Check out my new community: !tech_memes@lemmy.world
Ah yes, those precious precious CPU cycles. Why spend one hour writing a python program that runs for five minutes, if you could spend three days writing it in C++ but it would finish in five seconds. Way more efficient!
exactly! i prefer python or ruby or even java MUCH more than assembly and maybe C
I mean, I’d say it depends on what you do. When I see grad students writing numeric simulations in python I do think that it would be more efficient to learn a language that is better suited for that. And I know I’ll be triggering many people now, but there is a reason why C and Fortran are still here.
But if it is for something small, yeah of course, use whatever you like. I do most of my stuff in R and R is a lot of things, but not fast.
Because when it is to actually get paid work done, all the bloat adds up and that 3 days upfront could shave weeks/months of your yearly tasks. XKCD has a topic abut how much time you can spend on a problem before effort outweighs productivity gains. If the tasks are daily or hourly you can actually spend a lot of time automating for payback
And note this is one instance of task, imagine a team of people all using your code to do the task, and you get a quicker ROI or you can multiply dev time by people
You can write perfectly well structured and maintainable code in Python and still be more productive than in other languages.
This site has good benchmarking of unoptimized and optimized code for several languages. C+ blows Python away. https://benchmarksgame-team.pages.debian.net/benchmarksgame/index.html
SDLC can be made to be inefficient to maximize billable hours, but that doesn’t mean the software is inherently badly architected. It could just have a lot of unnecessary boilerplate that you could optimize out, but it’s soooooo hard to get tech debt prioritized on the road map.
Killing you own velocity can be done intelligently, it’s just that most teams aren’t killing their own velocity because they’re competent, they’re doing it because they’re incompetent.
And note this is one instance of task, imagine a team of people all using your code to do the task, and you get a quicker ROI or you can multiply dev time by people
In practice, is only quicker ROI if your maintenance plan is nonexistent.
That also goes to show why to not waste 3 days to shave 2 seconds off a program that gets run once a week.

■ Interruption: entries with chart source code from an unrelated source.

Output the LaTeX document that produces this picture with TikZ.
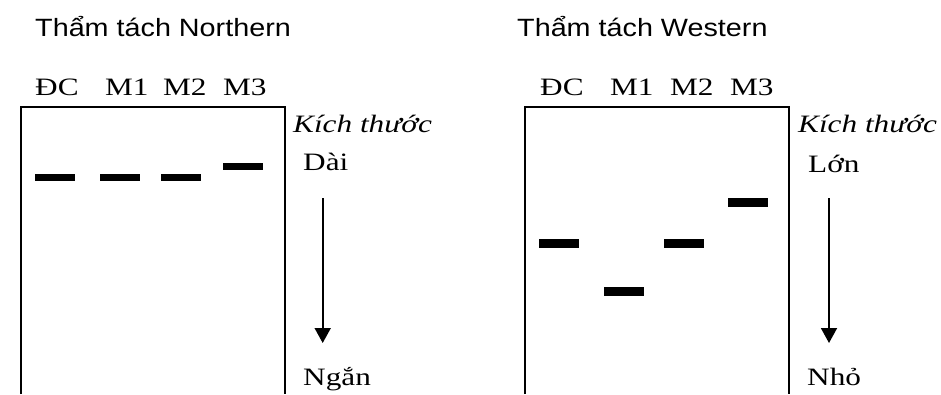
\documentclass[tikz,border=0pt]{standalone}
\usepackage{fontspec}
\setmainfont{Liberation Serif}[FakeStretch=1.25]
\newfontfamily\titlefont{Liberation Sans}[FakeStretch=1.15]
\usepackage{tikz}
\usetikzlibrary{calc,
                arrows.meta
                }

\tikzset{
    titel/.style={anchor=base west, inner sep=0pt, font=\titlefont\fontsize{25}{30}\selectfont},
    spur/.style={anchor=base west, inner sep=0pt, font=\fontsize{25}{30}\selectfont},
    groesse/.style={anchor=base west, inner sep=0pt, font=\itshape\fontsize{25}{30}\selectfont},
    rahmen/.style={line width=1.8pt},
    pfeil/.style={line width=1.8pt, -{Triangle[width=16pt,length=15pt]}},
    bande/.style={fill=black, draw=none}
}

\begin{document}
\begin{tikzpicture}[x=1pt, y=-1pt]
    \useasboundingbox (0,0) rectangle (941,394);

    % Northern-Blot (links)
    \node[titel] (tnorth) at (35,36) {Thẩm tách Northern};
    \node[spur] (ndc) at (35,95) {ĐC};
    \node[spur] (nm1) at (105,95) {M1};
    \node[spur] (nm2) at (163,95) {M2};
    \node[spur] (nm3) at (223,95) {M3};

    % Rahmen des Gels, unten offen
    \draw[rahmen] (21,394) -- (21,107) -- (285,107) -- (285,394);

    % Banden
    \foreach \xa/\yb in {35/177, 100/177, 161/177, 223/166.5}
        \fill[bande] (\xa,\yb-3.5) rectangle ++(40,7);

    % Groessenskala
    \node[groesse] (kn) at (293,132) {Kích thước};
    \node[spur] (dai) at (303,170) {Dài};
    \node[spur] (ngan) at (303,385) {Ngắn};
    \coordinate (npa) at (322.7,198);
    \coordinate (npe) at (322.7,343);
    \draw[pfeil] (npa) -- (npe);

    % Western-Blot (rechts)
    \node[titel] (twest) at (517,36) {Thẩm tách Western};
    \node[spur] (wdc) at (540,95) {ĐC};
    \node[spur] (wm1) at (610,95) {M1};
    \node[spur] (wm2) at (670,95) {M2};
    \node[spur] (wm3) at (730,95) {M3};

    % Rahmen des Gels, unten offen
    \draw[rahmen] (525,394) -- (525,107) -- (789,107) -- (789,394);

    % Banden
    \foreach \xa/\yb in {539/243, 604/291, 664/243, 728/202}
        \fill[bande] (\xa,\yb-4.5) rectangle ++(40,9);

    % Groessenskala
    \node[groesse] (kw) at (798,132) {Kích thước};
    \node[spur] (lon) at (808,172) {Lớn};
    \node[spur] (nho) at (807,385) {Nhỏ};
    \coordinate (wpa) at (829,198);
    \coordinate (wpe) at (829,343);
    \draw[pfeil] (wpa) -- (wpe);
\end{tikzpicture}
\end{document}
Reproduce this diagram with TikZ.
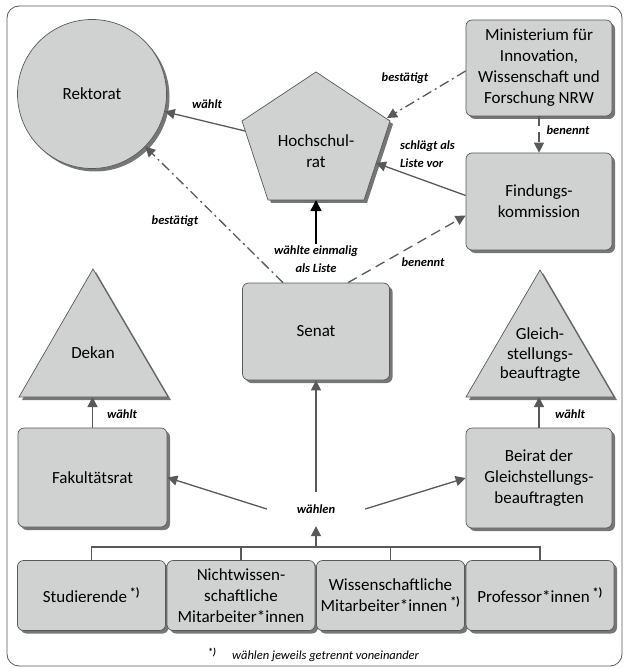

“bloat” is just short for “your computer sucks”.
Dump your peasant tier shit and go fill up that 42U rack.
Tbh this all seems to be related to following principles like Solid or following software design patterns. There’s a few articles about CUPID, SOLID performance hits, etc
- it all suggests that following software design patterns cost about a decade of hardware progress.
Absolutely not lol.
If SOLID is causing you performance problems, it’s likely completely solvable.
Most companies throwing out shitty software have engineers who couldn’t tell you what SOLID is without looking it up.
Most people who use this line of reasoning don’t have an actual understanding of how often patterns are applied or misapplied in the industry and why.
SOLID might be a bottle neck for software that needs to be real-time compliant with stable jitter and ultra-low latency, the vast majority of apps are just spaghetti code.